NetSpend has produced a new National Spending & Savings Index finding that even though the economy is showing early signs of a turnaround, low-to-moderate-income consumers are still closely watching what they spend on goods and services and spending more this year on groceries, travel/entertainment and utilities.
The monthly index tracks year-over-year spending trends of these consumers in eight “lifestyle” categories, including “Home,” “Food,” “Personal and Professional Services,” “Travel/Entertainment,” “Finance,” “Utilities,” “Groceries” and “Auto/Gas/Transportation” expenses. Each lifestyle category is composed of smaller subcategories (e.g. “book stores”), which track spending at the merchant level.
The NetSpend National Spending & Savings Index also surveys the average balances in cardholders’ NetSpend Savings Accounts during the same time period.
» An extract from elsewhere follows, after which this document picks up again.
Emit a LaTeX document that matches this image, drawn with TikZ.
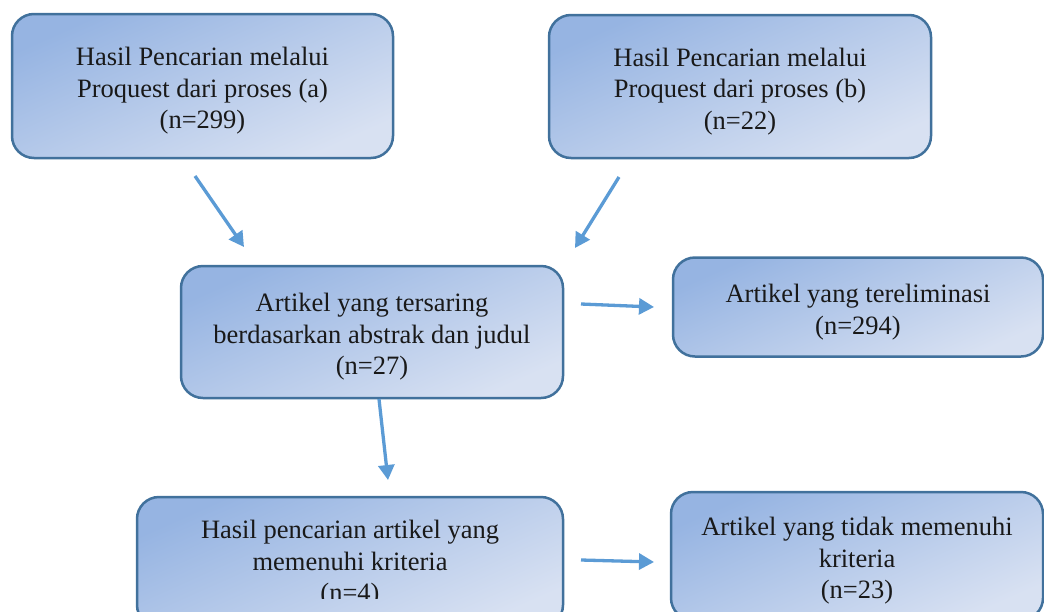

Combined, the spending and savings trends are indicators of changes in consumer habits and are based on aggregated cardholder data from almost 900,000 NetSpend cardholders around the country. As a leading provider of prepaid debit cards, NetSpend is able to provide unique insights into the spending habits of low- to moderate-income (LMI) consumers - those between the ages of 30 and 50 with an average annual household income between $25,000 and $40,000.
National spending trends saw the largest gains in the “Groceries” (+7.75%), “Travel/Entertainment” (+6.91%) and “Personal and Professional Services” (+9.67%) categories. This demonstrates that people are eating at home more often instead of going out, as evidenced by a 1.5 percent decrease in the “Food” (dining out) category. Even the increases in the “Travel/Entertainment” and personal categories are modest, suggesting that people may simply be treating themselves after a year of recession and reduced spending. Lifestyle categories with the largest declines include “Home” (-3.12%) and “Finance” (-4.64%). These declines reflect efforts to minimize unnecessary expenses. In particular, researchers saw a significant decrease in ATM withdrawals as consumers find ways to obtain cash at a lower cost.
Savings trends for the low- to moderate-income consumer across the nation are mixed, but encouraging. The data shows that the average balance of NetSpend Savings Accounts fell slightly from an average of $24.09 in September 2008 to $23.22 in September 2009. While this decrease is insignificant, researchers say they did see a significant increase in the number of savings accounts opened, indicating people are still worried about their money and are looking for ways to save more and earn interest on their money.
“Nationwide, low- to moderate-income consumers are still concerned about the economy and trying to cut costs where they can,” said Dan Henry, chief executive officer of NetSpend. ”Even spending increases have been modest as people put off home-related purchases and opt to cook at home rather than dine at a restaurant.”